David Yetman
David Yetman is research social scientist and has been at the Southwest Center since 1992. He received his doctorate in philosophy from the University of Arizona in 1972. Yetman’s research has been primarily directed towards the state of Sonora, its indigenous people, their history, and how they have incorporated native resources into their lives.
His books include Sonora: An Intimate Geography (1996); Scattered Round Stones: A Mayo Village in Sonora, Mexico (1998); Guarijíos of the Sierra Madre: Hidden People of Northwest Mexico (2002); and The Ópatas: In Search of a Sonoran People (2010). He has also written extensively on native uses of plants in Sonora. His Mayo Ethnobotany: Land, History, and Traditional Knowledge in Northwest Mexico (2002, co-authored by Thomas R. Van Devender) combines ethnohistory and ethnobotany. His 2007 volume The Great Cacti: Ethnobotany and Biogeography of Columnar Cacti documents columnar cacti throughout the Americas, while a smaller work The Organ Pipe Cactus (2006) describes the natural history of the remarkable plant for which a U.S. Park Service National Monument is named. In February 2020 was published The Saguaro Cactus, A Natural History, co-written with Alberto Búrquez, Kevin Hultine, and Michael Sanderson.

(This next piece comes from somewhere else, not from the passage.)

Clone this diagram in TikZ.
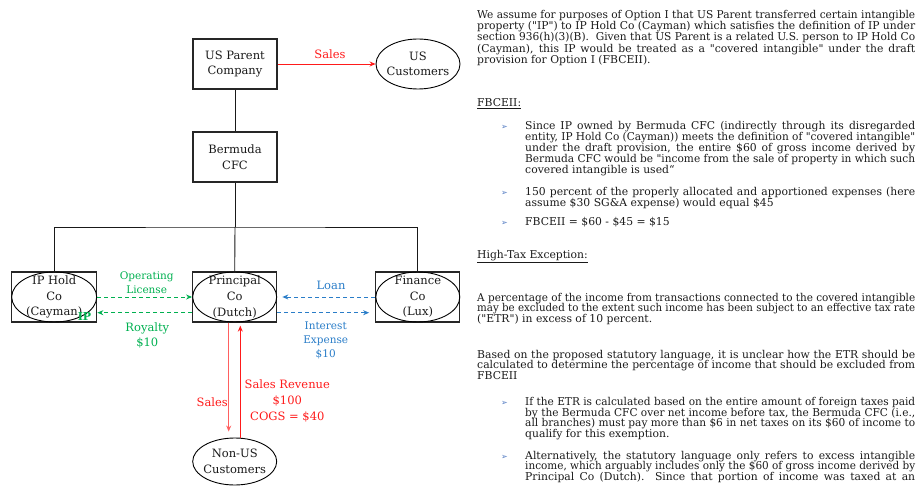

In addition, Yetman is author of numerous journal articles and book chapters. He is a frequent present of lectures on deserts, their people and their natural history. In addition to his writing, Yetman served for nine years as host for the PBS documentary television series The Desert Speaks and currently produces and hosts the PBS series "In the Americas with David Yetman." Yetman received an Emmy Awards in 2007 and 2014 for his documentary television work.